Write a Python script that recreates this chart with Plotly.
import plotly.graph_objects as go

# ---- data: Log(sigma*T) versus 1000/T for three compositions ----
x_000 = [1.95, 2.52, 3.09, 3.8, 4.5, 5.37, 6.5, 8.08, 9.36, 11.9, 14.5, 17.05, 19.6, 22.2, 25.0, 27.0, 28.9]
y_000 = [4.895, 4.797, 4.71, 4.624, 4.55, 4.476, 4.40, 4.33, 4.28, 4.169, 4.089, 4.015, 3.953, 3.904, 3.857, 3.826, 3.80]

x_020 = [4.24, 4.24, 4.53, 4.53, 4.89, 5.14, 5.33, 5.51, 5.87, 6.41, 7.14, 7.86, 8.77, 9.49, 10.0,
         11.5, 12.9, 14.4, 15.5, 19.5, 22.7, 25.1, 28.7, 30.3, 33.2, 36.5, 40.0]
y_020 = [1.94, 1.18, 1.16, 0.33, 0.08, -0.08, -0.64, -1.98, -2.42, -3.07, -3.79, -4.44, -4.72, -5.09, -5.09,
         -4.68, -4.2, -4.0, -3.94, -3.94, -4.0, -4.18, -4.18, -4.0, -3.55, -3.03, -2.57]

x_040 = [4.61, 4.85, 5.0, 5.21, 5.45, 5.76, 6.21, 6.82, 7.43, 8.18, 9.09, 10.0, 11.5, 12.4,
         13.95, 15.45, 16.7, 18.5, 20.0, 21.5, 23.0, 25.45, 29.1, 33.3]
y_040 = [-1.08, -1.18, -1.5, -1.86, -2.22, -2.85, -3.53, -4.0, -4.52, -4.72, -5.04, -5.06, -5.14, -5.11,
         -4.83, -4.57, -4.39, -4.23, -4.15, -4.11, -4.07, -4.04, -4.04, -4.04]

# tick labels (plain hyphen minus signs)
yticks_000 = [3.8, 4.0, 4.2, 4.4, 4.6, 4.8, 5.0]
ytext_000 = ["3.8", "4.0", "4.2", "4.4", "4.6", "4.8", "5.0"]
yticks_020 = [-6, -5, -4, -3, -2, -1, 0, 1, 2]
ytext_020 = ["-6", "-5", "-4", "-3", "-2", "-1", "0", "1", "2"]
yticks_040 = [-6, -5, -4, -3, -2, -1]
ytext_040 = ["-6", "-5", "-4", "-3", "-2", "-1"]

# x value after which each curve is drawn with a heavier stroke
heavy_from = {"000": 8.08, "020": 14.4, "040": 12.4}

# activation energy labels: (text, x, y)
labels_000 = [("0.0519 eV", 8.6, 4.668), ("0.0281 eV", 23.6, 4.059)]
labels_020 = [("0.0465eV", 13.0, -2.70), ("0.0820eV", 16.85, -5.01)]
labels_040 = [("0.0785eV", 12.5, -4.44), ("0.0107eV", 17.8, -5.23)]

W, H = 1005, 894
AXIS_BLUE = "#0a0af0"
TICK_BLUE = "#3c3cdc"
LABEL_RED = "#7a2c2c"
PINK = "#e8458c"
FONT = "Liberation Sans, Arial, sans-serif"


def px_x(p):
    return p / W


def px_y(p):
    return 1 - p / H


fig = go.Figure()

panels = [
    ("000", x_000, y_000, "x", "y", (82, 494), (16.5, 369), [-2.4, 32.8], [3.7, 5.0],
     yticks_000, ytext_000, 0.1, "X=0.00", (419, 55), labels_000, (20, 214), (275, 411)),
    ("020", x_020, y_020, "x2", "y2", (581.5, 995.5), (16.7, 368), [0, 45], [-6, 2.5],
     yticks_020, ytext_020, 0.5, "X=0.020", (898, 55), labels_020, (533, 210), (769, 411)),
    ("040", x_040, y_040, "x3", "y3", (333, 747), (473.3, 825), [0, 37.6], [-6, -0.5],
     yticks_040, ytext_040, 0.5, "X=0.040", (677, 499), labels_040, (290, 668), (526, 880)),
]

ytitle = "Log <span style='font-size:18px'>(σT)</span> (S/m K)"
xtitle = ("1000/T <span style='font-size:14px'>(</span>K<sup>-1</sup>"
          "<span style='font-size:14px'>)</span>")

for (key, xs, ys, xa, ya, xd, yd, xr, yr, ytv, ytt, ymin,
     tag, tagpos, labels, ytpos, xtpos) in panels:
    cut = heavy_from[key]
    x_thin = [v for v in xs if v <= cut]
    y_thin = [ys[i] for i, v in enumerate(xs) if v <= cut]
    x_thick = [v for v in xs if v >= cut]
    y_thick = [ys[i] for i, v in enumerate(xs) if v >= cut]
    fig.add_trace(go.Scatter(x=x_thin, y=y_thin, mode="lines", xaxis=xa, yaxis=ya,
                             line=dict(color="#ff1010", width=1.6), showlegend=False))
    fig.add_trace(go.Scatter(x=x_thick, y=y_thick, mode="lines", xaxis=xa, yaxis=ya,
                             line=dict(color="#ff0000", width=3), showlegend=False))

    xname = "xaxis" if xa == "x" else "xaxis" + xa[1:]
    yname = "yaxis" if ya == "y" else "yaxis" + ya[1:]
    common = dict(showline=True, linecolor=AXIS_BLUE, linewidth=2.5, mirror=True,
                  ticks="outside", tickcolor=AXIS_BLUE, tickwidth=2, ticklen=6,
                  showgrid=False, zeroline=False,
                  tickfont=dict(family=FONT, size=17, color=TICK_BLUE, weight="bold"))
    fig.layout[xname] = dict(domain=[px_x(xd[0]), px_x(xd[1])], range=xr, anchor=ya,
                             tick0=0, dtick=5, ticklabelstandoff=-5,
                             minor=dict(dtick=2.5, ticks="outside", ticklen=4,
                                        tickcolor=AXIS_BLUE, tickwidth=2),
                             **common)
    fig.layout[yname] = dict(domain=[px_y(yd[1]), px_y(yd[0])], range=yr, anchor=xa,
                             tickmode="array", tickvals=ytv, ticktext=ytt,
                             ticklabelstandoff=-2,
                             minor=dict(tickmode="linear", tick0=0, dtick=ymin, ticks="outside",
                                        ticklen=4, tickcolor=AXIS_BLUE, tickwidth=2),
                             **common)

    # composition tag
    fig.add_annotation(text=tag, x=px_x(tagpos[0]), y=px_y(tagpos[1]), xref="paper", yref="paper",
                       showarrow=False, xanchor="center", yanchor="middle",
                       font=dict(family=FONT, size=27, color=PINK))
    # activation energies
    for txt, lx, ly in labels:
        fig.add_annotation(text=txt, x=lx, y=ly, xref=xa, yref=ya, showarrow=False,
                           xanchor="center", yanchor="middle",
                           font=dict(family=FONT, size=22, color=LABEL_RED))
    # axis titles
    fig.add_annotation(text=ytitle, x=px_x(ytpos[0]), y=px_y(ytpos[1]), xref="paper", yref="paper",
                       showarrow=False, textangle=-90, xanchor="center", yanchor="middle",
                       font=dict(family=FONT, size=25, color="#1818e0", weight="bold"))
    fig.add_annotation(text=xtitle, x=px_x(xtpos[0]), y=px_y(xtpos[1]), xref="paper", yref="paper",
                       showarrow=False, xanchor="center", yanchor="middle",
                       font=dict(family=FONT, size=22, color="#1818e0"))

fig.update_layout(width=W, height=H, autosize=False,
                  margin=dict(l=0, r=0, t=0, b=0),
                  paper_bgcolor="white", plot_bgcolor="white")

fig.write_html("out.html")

########################################

REQUEST: Return all of the data word for word.

EXERCISE ANSWER:
Write a Python script that recreates this chart with Plotly.
import plotly.graph_objects as go

# ---- data: Log(sigma*T) versus 1000/T for three compositions ----
x_000 = [1.95, 2.52, 3.09, 3.8, 4.5, 5.37, 6.5, 8.08, 9.36, 11.9, 14.5, 17.05, 19.6, 22.2, 25.0, 27.0, 28.9]
y_000 = [4.895, 4.797, 4.71, 4.624, 4.55, 4.476, 4.40, 4.33, 4.28, 4.169, 4.089, 4.015, 3.953, 3.904, 3.857, 3.826, 3.80]

x_020 = [4.24, 4.24, 4.53, 4.53, 4.89, 5.14, 5.33, 5.51, 5.87, 6.41, 7.14, 7.86, 8.77, 9.49, 10.0,
         11.5, 12.9, 14.4, 15.5, 19.5, 22.7, 25.1, 28.7, 30.3, 33.2, 36.5, 40.0]
y_020 = [1.94, 1.18, 1.16, 0.33, 0.08, -0.08, -0.64, -1.98, -2.42, -3.07, -3.79, -4.44, -4.72, -5.09, -5.09,
         -4.68, -4.2, -4.0, -3.94, -3.94, -4.0, -4.18, -4.18, -4.0, -3.55, -3.03, -2.57]

x_040 = [4.61, 4.85, 5.0, 5.21, 5.45, 5.76, 6.21, 6.82, 7.43, 8.18, 9.09, 10.0, 11.5, 12.4,
         13.95, 15.45, 16.7, 18.5, 20.0, 21.5, 23.0, 25.45, 29.1, 33.3]
y_040 = [-1.08, -1.18, -1.5, -1.86, -2.22, -2.85, -3.53, -4.0, -4.52, -4.72, -5.04, -5.06, -5.14, -5.11,
         -4.83, -4.57, -4.39, -4.23, -4.15, -4.11, -4.07, -4.04, -4.04, -4.04]

# tick labels (plain hyphen minus signs)
yticks_000 = [3.8, 4.0, 4.2, 4.4, 4.6, 4.8, 5.0]
ytext_000 = ["3.8", "4.0", "4.2", "4.4", "4.6", "4.8", "5.0"]
yticks_020 = [-6, -5, -4, -3, -2, -1, 0, 1, 2]
ytext_020 = ["-6", "-5", "-4", "-3", "-2", "-1", "0", "1", "2"]
yticks_040 = [-6, -5, -4, -3, -2, -1]
ytext_040 = ["-6", "-5", "-4", "-3", "-2", "-1"]

# x value after which each curve is drawn with a heavier stroke
heavy_from = {"000": 8.08, "020": 14.4, "040": 12.4}

# activation energy labels: (text, x, y)
labels_000 = [("0.0519 eV", 8.6, 4.668), ("0.0281 eV", 23.6, 4.059)]
labels_020 = [("0.0465eV", 13.0, -2.70), ("0.0820eV", 16.85, -5.01)]
labels_040 = [("0.0785eV", 12.5, -4.44), ("0.0107eV", 17.8, -5.23)]

W, H = 1005, 894
AXIS_BLUE = "#0a0af0"
TICK_BLUE = "#3c3cdc"
LABEL_RED = "#7a2c2c"
PINK = "#e8458c"
FONT = "Liberation Sans, Arial, sans-serif"


def px_x(p):
    return p / W


def px_y(p):
    return 1 - p / H


fig = go.Figure()

panels = [
    ("000", x_000, y_000, "x", "y", (82, 494), (16.5, 369), [-2.4, 32.8], [3.7, 5.0],
     yticks_000, ytext_000, 0.1, "X=0.00", (419, 55), labels_000, (20, 214), (275, 411)),
    ("020", x_020, y_020, "x2", "y2", (581.5, 995.5), (16.7, 368), [0, 45], [-6, 2.5],
     yticks_020, ytext_020, 0.5, "X=0.020", (898, 55), labels_020, (533, 210), (769, 411)),
    ("040", x_040, y_040, "x3", "y3", (333, 747), (473.3, 825), [0, 37.6], [-6, -0.5],
     yticks_040, ytext_040, 0.5, "X=0.040", (677, 499), labels_040, (290, 668), (526, 880)),
]

ytitle = "Log <span style='font-size:18px'>(σT)</span> (S/m K)"
xtitle = ("1000/T <span style='font-size:14px'>(</span>K<sup>-1</sup>"
          "<span style='font-size:14px'>)</span>")

for (key, xs, ys, xa, ya, xd, yd, xr, yr, ytv, ytt, ymin,
     tag, tagpos, labels, ytpos, xtpos) in panels:
    cut = heavy_from[key]
    x_thin = [v for v in xs if v <= cut]
    y_thin = [ys[i] for i, v in enumerate(xs) if v <= cut]
    x_thick = [v for v in xs if v >= cut]
    y_thick = [ys[i] for i, v in enumerate(xs) if v >= cut]
    fig.add_trace(go.Scatter(x=x_thin, y=y_thin, mode="lines", xaxis=xa, yaxis=ya,
                             line=dict(color="#ff1010", width=1.6), showlegend=False))
    fig.add_trace(go.Scatter(x=x_thick, y=y_thick, mode="lines", xaxis=xa, yaxis=ya,
                             line=dict(color="#ff0000", width=3), showlegend=False))

    xname = "xaxis" if xa == "x" else "xaxis" + xa[1:]
    yname = "yaxis" if ya == "y" else "yaxis" + ya[1:]
    common = dict(showline=True, linecolor=AXIS_BLUE, linewidth=2.5, mirror=True,
                  ticks="outside", tickcolor=AXIS_BLUE, tickwidth=2, ticklen=6,
                  showgrid=False, zeroline=False,
                  tickfont=dict(family=FONT, size=17, color=TICK_BLUE, weight="bold"))
    fig.layout[xname] = dict(domain=[px_x(xd[0]), px_x(xd[1])], range=xr, anchor=ya,
                             tick0=0, dtick=5, ticklabelstandoff=-5,
                             minor=dict(dtick=2.5, ticks="outside", ticklen=4,
                                        tickcolor=AXIS_BLUE, tickwidth=2),
                             **common)
    fig.layout[yname] = dict(domain=[px_y(yd[1]), px_y(yd[0])], range=yr, anchor=xa,
                             tickmode="array", tickvals=ytv, ticktext=ytt,
                             ticklabelstandoff=-2,
                             minor=dict(tickmode="linear", tick0=0, dtick=ymin, ticks="outside",
                                        ticklen=4, tickcolor=AXIS_BLUE, tickwidth=2),
                             **common)

    # composition tag
    fig.add_annotation(text=tag, x=px_x(tagpos[0]), y=px_y(tagpos[1]), xref="paper", yref="paper",
                       showarrow=False, xanchor="center", yanchor="middle",
                       font=dict(family=FONT, size=27, color=PINK))
    # activation energies
    for txt, lx, ly in labels:
        fig.add_annotation(text=txt, x=lx, y=ly, xref=xa, yref=ya, showarrow=False,
                           xanchor="center", yanchor="middle",
                           font=dict(family=FONT, size=22, color=LABEL_RED))
    # axis titles
    fig.add_annotation(text=ytitle, x=px_x(ytpos[0]), y=px_y(ytpos[1]), xref="paper", yref="paper",
                       showarrow=False, textangle=-90, xanchor="center", yanchor="middle",
                       font=dict(family=FONT, size=25, color="#1818e0", weight="bold"))
    fig.add_annotation(text=xtitle, x=px_x(xtpos[0]), y=px_y(xtpos[1]), xref="paper", yref="paper",
                       showarrow=False, xanchor="center", yanchor="middle",
                       font=dict(family=FONT, size=22, color="#1818e0"))

fig.update_layout(width=W, height=H, autosize=False,
                  margin=dict(l=0, r=0, t=0, b=0),
                  paper_bgcolor="white", plot_bgcolor="white")

fig.write_html("out.html")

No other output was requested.